April 12, 1994|Jack Searles

Within a year, Ventura County could well be enjoying its first upsurge of industrial and office building construction since the 1980s, according to two close observers of the county's real estate market.

The expected comeback promises to create hundreds of construction jobs and, even more importantly, to provide the factories and offices needed by an expanding economy.

The predictions are based in part on the recent relocation to the county of companies whose plants were damaged in the Northridge earthquake.

These moves, by units of such firms as Packard Bell Electronics and NMB Technology, absorbed more than 500,000 square feet of vacant industrial space.

But, noted Bram White, executive vice president and manager of Daum Commercial Real Estate Services in Camarillo, that represents less than half the industrial property that's been leased or rented in Ventura County since November.

Most of the interest being expressed in the county's industrial and office property is from firms wanting to escape such urban problems as crime, traffic and pollution, White noted.
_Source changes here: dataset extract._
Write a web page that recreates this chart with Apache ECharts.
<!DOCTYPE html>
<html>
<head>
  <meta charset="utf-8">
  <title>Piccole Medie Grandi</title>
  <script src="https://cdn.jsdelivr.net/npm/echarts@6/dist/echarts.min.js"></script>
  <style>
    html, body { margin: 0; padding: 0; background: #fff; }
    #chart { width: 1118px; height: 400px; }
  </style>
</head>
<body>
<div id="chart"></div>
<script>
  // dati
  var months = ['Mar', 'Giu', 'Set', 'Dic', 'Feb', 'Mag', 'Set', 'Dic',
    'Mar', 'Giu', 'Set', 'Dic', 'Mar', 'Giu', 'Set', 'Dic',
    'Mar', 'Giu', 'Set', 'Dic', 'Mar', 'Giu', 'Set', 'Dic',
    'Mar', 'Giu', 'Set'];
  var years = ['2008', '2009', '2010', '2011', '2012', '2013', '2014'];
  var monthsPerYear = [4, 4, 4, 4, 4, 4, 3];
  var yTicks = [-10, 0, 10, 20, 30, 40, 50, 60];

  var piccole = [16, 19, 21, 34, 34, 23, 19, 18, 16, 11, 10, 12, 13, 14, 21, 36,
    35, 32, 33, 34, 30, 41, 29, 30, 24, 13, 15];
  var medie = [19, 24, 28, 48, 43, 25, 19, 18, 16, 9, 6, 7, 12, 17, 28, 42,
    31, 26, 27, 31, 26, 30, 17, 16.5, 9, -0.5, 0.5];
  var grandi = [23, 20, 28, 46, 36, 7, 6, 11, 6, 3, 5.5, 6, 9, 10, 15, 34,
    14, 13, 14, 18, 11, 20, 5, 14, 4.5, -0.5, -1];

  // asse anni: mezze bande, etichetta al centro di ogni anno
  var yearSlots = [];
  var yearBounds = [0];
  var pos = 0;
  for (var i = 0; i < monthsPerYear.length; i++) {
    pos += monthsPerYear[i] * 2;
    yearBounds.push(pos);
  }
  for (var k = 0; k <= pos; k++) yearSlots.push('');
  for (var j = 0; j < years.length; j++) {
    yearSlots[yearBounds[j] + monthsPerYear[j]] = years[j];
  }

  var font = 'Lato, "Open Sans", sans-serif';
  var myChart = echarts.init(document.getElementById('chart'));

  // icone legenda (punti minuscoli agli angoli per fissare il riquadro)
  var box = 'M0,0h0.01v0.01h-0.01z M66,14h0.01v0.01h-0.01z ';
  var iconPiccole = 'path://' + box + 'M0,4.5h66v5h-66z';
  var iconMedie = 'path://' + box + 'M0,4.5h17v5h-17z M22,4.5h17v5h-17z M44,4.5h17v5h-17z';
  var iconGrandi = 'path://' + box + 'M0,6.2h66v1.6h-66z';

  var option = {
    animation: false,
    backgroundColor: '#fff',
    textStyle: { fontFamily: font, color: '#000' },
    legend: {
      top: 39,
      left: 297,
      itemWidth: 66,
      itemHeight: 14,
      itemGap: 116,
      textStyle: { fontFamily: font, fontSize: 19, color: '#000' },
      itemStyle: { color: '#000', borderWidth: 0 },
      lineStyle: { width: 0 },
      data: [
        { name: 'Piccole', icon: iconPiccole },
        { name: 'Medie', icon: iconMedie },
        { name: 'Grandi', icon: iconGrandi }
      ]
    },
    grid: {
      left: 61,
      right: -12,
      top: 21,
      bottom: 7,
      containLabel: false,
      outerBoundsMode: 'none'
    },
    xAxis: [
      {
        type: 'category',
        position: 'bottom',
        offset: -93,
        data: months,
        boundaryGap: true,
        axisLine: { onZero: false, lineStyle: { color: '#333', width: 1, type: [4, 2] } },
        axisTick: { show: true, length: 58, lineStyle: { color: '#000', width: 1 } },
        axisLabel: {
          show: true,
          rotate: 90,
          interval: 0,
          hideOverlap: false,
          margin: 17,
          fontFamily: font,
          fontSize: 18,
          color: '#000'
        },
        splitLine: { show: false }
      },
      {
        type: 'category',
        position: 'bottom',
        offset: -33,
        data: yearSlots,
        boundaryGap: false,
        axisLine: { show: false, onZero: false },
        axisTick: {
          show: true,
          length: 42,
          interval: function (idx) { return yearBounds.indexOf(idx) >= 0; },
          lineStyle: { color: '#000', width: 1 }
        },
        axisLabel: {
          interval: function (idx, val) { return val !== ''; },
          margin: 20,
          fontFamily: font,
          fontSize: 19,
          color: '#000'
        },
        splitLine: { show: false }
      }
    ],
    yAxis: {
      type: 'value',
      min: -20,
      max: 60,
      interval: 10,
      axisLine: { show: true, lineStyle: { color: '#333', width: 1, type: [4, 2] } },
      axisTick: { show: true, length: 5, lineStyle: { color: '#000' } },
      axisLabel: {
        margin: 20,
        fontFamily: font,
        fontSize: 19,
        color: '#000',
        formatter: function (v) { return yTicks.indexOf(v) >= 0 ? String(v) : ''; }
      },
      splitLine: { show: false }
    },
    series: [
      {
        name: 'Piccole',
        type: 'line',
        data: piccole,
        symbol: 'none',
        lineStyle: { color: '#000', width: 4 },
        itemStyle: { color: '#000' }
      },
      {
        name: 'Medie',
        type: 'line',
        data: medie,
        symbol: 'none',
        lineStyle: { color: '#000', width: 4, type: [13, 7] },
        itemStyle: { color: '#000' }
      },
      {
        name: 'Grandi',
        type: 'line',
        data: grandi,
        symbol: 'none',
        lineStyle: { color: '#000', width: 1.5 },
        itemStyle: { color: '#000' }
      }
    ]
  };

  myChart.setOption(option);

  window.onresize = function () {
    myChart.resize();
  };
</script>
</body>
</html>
Such companies account for the bulk of the more than 1.4 million square feet of space occupied in the past five months, he said.

In addition, some concerns, such as GTE California and Weyerhaeuser, are longtime Ventura County employers who are expanding their presence in the county.

"Large industrial space, particularly in the east county, has become extremely scarce," White said. "This not only is causing upward pressure on rents, it also should lead to build-to-suit deals, in which developers get financing by signing up a building's purchaser or tenants in advance."

There's even talk in Ventura County's commercial real estate industry that speculative building may be on its way back, White added. "I've heard that at least two banks are considering making loans on such projects for the first time in three years."

Tony Principe, senior vice president of Westcord/Westoak, a Westlake Village brokerage, said the same pressures--increased demand and reduced supply--are being felt in the county's office market.

"The next big market in Ventura County will be land for office buildings," he said. "I think a speculative project would definitely work today, provided a developer is able to secure financing."

In the Conejo Valley communities of Thousand Oaks, Westlake Village and Newbury Park, Principe added, "an office tenant looking for 25,000 square feet of space has only two or three choices today." Demand for retail space in the east county also is strengthening, he reported.

The market for industrial and commercial property is heating up so rapidly, in fact, that some developers would probably like to break ground on new projects within a few months, White said. "With a large project, though, it would practically be a miracle if you could get all your permits processed in less than nine months."